Longtemps enfoui sous une foultitude d'autres incunables oubliés de la musique synthétique du début des 80s, Heliograms se distingue d'abord par ses attributs techniques (à l'époque) rutilants puisqu'il fut conçu sur quelques-unes des stations de recherche synthétique numérique les plus avancées de son temps: la Samson Box de Peter Samson et le système POD de Barry Truax, deux machines barbares super tricardes à utiliser et boostées au nec plus ultra de l'informatique de l'époque.
Compositeur chercheur formé à la bande et aux ciseaux, le Canadien Jean Piché faisait à l'époque des heures sup' de laboratoire entre Stanford en Californie et la Simon Fraser University de Vancouver. C'est là, à la lueur faiblarde de son Hewlett Packard 2116, qu'il a sué sang, eau et équations de Poisson pour faire naître Heliograms. Edité en catimini en 1982 sur un label canadien de musique contemporaine, il ressort aujourd'hui via Digitalis auréolé d'un statut grandiose: l'une des toutes premières oeuvres discographiques à avoir été conçu (presque) intégralement sur synthétiseurs numériques. Rappelons que le fameux DX7, premier synthétiseur grand public à intégrer la synthèse par modulation de fréquences qui allait bientôt retourner la pop sur la tête, n'est arrivé en magasins qu'un an plus tard.

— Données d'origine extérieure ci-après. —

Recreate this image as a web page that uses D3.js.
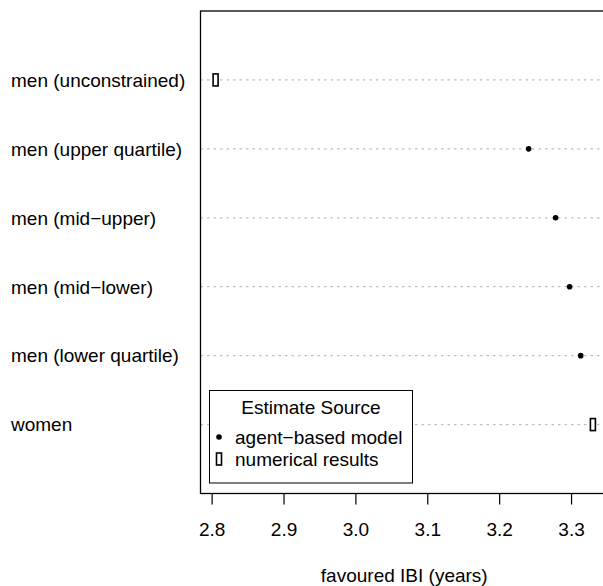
<!DOCTYPE html>
<html>
<head>
<meta charset="utf-8">
<script src="https://cdn.jsdelivr.net/npm/d3@7"></script>
<style>
  body { margin: 0; background: #fff; }
  svg { display: block; font-family: "Liberation Sans", Arial, sans-serif; }
</style>
</head>
<body>
<div id="chart"></div>
<script>
// groups from bottom to top, as R's dotchart lays them out
let groups = ["women", "men (lower quartile)", "men (mid\u2212lower)", "men (mid\u2212upper)", "men (upper quartile)", "men (unconstrained)"];
let values = [3.3304, 3.3134, 3.298, 3.2785, 3.241, 2.8055];
let sources = ["numerical", "agent", "agent", "agent", "agent", "numerical"];
let ticks = [2.8, 2.9, 3.0, 3.1, 3.2, 3.3];
let legendLabels = ["agent\u2212based model", "numerical results"];

let width = 603, height = 586;
let plot = {left: 200.5, top: 11, right: 608, bottom: 493.5};
let fs = "19px";

let svg = d3.select("#chart").append("svg")
    .attr("width", width)
    .attr("height", height);

let x = d3.scaleLinear()
    .domain([2.7845, 3.3514])
    .range([plot.left, plot.right]);

let y = d3.scaleLinear()
    .domain([0, groups.length + 1])
    .range([plot.bottom, plot.top]);

// dotted guide lines
svg.append("g")
    .selectAll("line")
    .data(groups)
    .join("line")
        .attr("x1", plot.left)
        .attr("x2", plot.right)
        .attr("y1", (d, i) => y(i + 1))
        .attr("y2", (d, i) => y(i + 1))
        .attr("stroke", "#bebebe")
        .attr("stroke-width", 1.2)
        .attr("stroke-dasharray", "2.5,4");

// group labels
svg.append("g")
    .style("font-size", fs)
    .selectAll("text")
    .data(groups)
    .join("text")
        .attr("x", 11)
        .attr("y", (d, i) => y(i + 1))
        .attr("dy", "0.36em")
        .text(d => d);

// plot box
svg.append("rect")
    .attr("x", plot.left)
    .attr("y", plot.top)
    .attr("width", plot.right - plot.left)
    .attr("height", plot.bottom - plot.top)
    .attr("fill", "none")
    .attr("stroke", "#000")
    .attr("stroke-width", 1.3);

// x axis
let axis = svg.append("g")
    .attr("transform", `translate(0,${plot.bottom})`)
    .call(d3.axisBottom(x).tickValues(ticks).tickFormat(d3.format(".1f")).tickSize(11).tickPadding(18));
axis.select(".domain").remove();
axis.selectAll(".tick line").attr("stroke", "#000").attr("stroke-width", 1.2);
axis.selectAll(".tick text")
    .style("font-family", "'Liberation Sans', Arial, sans-serif")
    .style("font-size", fs)
    .attr("fill", "#000");

svg.append("text")
    .attr("x", (plot.left + plot.right) / 2)
    .attr("y", 582)
    .attr("text-anchor", "middle")
    .style("font-size", fs)
    .text("favoured IBI (years)");

// markers
function drawMarker(g, kind, cx, cy) {
    if (kind === "agent") {
        g.append("circle")
            .attr("cx", cx)
            .attr("cy", cy)
            .attr("r", 2.8)
            .attr("fill", "#000");
    } else {
        g.append("rect")
            .attr("x", cx - 2.5)
            .attr("y", cy - 6)
            .attr("width", 5)
            .attr("height", 12)
            .attr("fill", "#fff")
            .attr("stroke", "#000")
            .attr("stroke-width", 1.6);
    }
}

let marks = svg.append("g");
values.forEach((v, i) => drawMarker(marks, sources[i], x(v), y(i + 1)));

// legend
let lg = svg.append("g");
lg.append("rect")
    .attr("x", 209.5)
    .attr("y", 390.5)
    .attr("width", 203)
    .attr("height", 92.5)
    .attr("fill", "#fff")
    .attr("stroke", "#000")
    .attr("stroke-width", 1);
lg.append("text")
    .attr("x", 311)
    .attr("y", 414)
    .attr("text-anchor", "middle")
    .style("font-size", fs)
    .text("Estimate Source");
legendLabels.forEach((t, i) => {
    let cy = 437 + i * 22;
    drawMarker(lg, i === 0 ? "agent" : "numerical", 219, cy);
    lg.append("text")
        .attr("x", 235)
        .attr("y", cy)
        .attr("dy", "0.36em")
        .style("font-size", fs)
        .text(t);
});
</script>
</body>
</html>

Mais ce qui nous intéresse en premier dans cette oeuvre à la fois datée (nous sommes à l'orée de l'explosion New-Age sur les stations FM) et diablement belle, c'est le torrent d'odeurs et d'images que ses séquences tournoyantes et matières brillantes irriguent immédiatement dans le cerveau nostalgique. A quelques blocs de souvenirs près, c'est exactement le territoire onirique, chromé-ensoleillé, que Daniel Lopatin oeuvre à ressusciter avec Oneohtrix Point Never. Quelque chose dans cet entretien de Piché avec le Creators Project US nous dit qu'on ne délire pas totalement:
"There is an insert text that accompanied the original release of Heliograms—which, for production considerations we decided to leave out of the new edition. The text describes where I was emotionally when I was in my mid-to-late twenties. Images of very late nights morphing into early mornings, driving back from suburban institutions in my old MGB. There was an entirely new concept of musical time making its way into the age, time slow and contemplative on the edge of the Pacific. The music of Heliograms was informed by these images and I am grateful it still transports me there."